## IEEE Distinguished Lecture: Probabilistic Computing With p-Bits: Optimization, Machine Learning and Quantum Simulation

IEEE Distinguished Lecture

The slowing down of Moore’s Law growth has coincided with escalating computational demands from machine learning and artificial intelligence. An emerging trend in computing involves building physics-inspired computers that leverage the intrinsic properties of physical systems for specific domains of applications. Probabilistic computing with probabilistic bits (p-bits) has emerged as a promising candidate in this area, offering an energy-efficient approach to probabilistic algorithms and applications [1]-[4].

Several implementations of p-bits, ranging from standard complementary metal oxide semiconductor (CMOS) technology to nanodevices, have been demonstrated. Among these, the most promising p-bits appear to be based on stochastic magnetic tunnel junctions (sMTJs) [2]. Such sMTJs harness the natural randomness in low-barrier nanomagnets to create energy-efficient and fast fluctuations, up to gigahertz frequencies [4]. In this talk, I will discuss how magnetic p-bits can be combined with conventional CMOS to create hybrid probabilistic-classical computers for various applications. I will provide recent examples of how p-bits are naturally applicable to combinatorial optimization, such as solving the Boolean satisfiability problem [3], energy-based generative machine learning models like deep Boltzmann machines, and quantum simulation for investigating many-body quantum systems. Through experimentally informed projections for scaled p-bit computers using sMTJs, I will demonstrate how physics-inspired probabilistic computing can lead to graphics-processing-unit-like success stories for a sustainable future in computing.

[1] S. Chowdhury, A. Grimaldi, N. A. Aadit, S. Niazi, M. Mohseni, S. Kanai, H. Ohno, S. Fukami, L. Theogarajan, G. Finocchio, S. Datta, K. Y. Camsari, “A Full-Stack View of Probabilistic Computing with p-Bits: Devices, Architectures and Algorithms,” *IEEE J. Expl. Solid-State Comp. Dev. Cir.* 9, 1-11 (2023).

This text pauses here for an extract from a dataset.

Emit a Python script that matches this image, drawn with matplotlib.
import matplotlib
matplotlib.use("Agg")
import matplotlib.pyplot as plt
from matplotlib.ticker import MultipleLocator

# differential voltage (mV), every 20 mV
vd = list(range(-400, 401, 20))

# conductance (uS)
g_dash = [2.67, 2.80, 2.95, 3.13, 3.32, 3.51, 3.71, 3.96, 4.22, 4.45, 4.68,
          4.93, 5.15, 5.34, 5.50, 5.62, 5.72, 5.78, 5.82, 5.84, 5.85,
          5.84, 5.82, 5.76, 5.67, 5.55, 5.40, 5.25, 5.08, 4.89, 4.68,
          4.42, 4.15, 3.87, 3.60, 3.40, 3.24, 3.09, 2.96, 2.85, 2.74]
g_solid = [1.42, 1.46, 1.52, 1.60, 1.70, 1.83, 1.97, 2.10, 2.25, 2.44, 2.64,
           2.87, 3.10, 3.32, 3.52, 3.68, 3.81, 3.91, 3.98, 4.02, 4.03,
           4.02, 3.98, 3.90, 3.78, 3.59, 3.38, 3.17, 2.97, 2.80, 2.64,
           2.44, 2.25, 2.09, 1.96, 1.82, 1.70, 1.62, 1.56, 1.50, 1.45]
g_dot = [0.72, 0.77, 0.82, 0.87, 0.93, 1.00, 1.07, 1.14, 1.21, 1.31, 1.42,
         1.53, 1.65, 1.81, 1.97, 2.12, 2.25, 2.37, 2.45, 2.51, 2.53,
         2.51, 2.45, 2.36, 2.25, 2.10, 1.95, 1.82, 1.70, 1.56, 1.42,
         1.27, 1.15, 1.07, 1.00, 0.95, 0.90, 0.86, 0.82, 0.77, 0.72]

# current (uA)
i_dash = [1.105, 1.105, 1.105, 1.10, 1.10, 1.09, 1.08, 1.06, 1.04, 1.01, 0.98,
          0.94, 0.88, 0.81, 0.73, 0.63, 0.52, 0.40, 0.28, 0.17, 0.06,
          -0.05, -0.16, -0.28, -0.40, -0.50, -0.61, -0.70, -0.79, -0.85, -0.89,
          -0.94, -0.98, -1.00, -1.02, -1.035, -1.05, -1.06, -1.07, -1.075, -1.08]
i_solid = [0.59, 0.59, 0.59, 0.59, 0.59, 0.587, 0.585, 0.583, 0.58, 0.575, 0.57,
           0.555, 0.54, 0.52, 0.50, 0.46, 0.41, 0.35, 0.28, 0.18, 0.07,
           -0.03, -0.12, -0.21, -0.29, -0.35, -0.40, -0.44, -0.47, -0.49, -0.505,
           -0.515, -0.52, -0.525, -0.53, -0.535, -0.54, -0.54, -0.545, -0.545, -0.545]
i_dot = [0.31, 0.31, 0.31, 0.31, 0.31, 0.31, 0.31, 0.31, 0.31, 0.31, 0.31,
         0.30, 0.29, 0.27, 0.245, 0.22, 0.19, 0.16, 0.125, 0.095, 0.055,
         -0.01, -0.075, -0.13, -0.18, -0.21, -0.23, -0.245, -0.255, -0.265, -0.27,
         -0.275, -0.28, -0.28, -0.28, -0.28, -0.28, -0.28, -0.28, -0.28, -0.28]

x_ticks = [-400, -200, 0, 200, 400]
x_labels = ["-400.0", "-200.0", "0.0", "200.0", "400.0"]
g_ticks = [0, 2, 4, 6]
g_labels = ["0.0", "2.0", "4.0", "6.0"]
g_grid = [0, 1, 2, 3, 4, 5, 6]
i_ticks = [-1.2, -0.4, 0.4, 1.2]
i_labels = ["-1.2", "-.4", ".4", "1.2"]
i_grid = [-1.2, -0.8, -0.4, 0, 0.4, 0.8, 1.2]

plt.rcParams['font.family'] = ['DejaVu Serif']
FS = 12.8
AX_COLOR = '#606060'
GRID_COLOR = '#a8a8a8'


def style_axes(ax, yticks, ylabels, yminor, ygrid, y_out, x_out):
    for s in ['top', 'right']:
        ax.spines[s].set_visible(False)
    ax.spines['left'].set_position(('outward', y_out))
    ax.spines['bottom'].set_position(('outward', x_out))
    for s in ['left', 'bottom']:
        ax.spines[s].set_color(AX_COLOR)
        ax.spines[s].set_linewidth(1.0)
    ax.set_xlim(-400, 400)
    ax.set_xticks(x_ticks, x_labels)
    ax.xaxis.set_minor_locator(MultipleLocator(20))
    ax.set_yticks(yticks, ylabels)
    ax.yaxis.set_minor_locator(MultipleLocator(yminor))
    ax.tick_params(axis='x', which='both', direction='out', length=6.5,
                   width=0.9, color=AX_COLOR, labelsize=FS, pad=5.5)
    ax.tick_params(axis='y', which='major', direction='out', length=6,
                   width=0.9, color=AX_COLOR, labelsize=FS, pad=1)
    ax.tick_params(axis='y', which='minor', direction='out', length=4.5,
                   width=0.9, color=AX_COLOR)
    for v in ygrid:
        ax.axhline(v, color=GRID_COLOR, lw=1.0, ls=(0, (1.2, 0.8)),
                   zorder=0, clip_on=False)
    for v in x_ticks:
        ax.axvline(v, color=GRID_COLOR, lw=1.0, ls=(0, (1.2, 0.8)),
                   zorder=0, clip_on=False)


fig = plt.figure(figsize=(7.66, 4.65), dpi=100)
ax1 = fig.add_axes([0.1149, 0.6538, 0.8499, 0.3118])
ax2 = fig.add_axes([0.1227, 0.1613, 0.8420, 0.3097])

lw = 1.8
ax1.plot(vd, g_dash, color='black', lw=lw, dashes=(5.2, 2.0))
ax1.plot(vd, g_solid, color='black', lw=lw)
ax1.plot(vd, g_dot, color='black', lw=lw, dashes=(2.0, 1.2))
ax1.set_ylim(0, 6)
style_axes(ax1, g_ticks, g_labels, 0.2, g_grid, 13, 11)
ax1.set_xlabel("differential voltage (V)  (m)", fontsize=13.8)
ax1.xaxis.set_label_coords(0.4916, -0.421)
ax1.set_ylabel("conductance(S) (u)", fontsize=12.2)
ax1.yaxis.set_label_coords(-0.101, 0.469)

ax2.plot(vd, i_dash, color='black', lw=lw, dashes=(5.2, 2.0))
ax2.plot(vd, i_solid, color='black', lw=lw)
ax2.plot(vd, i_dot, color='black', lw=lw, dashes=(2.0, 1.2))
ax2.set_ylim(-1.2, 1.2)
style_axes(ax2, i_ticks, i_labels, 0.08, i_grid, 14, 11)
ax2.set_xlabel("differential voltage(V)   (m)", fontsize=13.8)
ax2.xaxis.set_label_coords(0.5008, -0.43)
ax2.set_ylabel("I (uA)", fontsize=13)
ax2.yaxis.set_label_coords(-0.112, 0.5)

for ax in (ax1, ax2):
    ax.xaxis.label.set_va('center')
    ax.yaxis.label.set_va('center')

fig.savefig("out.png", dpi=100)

[2] W. A. Borders, A. Z. Pervaiz, S. Fukami, K. Y. Camsari, H. Ohno, S. Datta, “Integer Factorization Using Stochastic Magnetic Tunnel Junctions,” *Nature *573, 390-393 (2019).

[3] N. A. Aadit, A. Grimaldi, M. Carpentieri, L. Theogarajan, J. M. Martinis, G. Finocchio, K. Y. Camsari, “Massively Parallel Probabilistic Computing with Sparse Ising Machines,” *Nature Electronic*s 5, 460–468 (2022).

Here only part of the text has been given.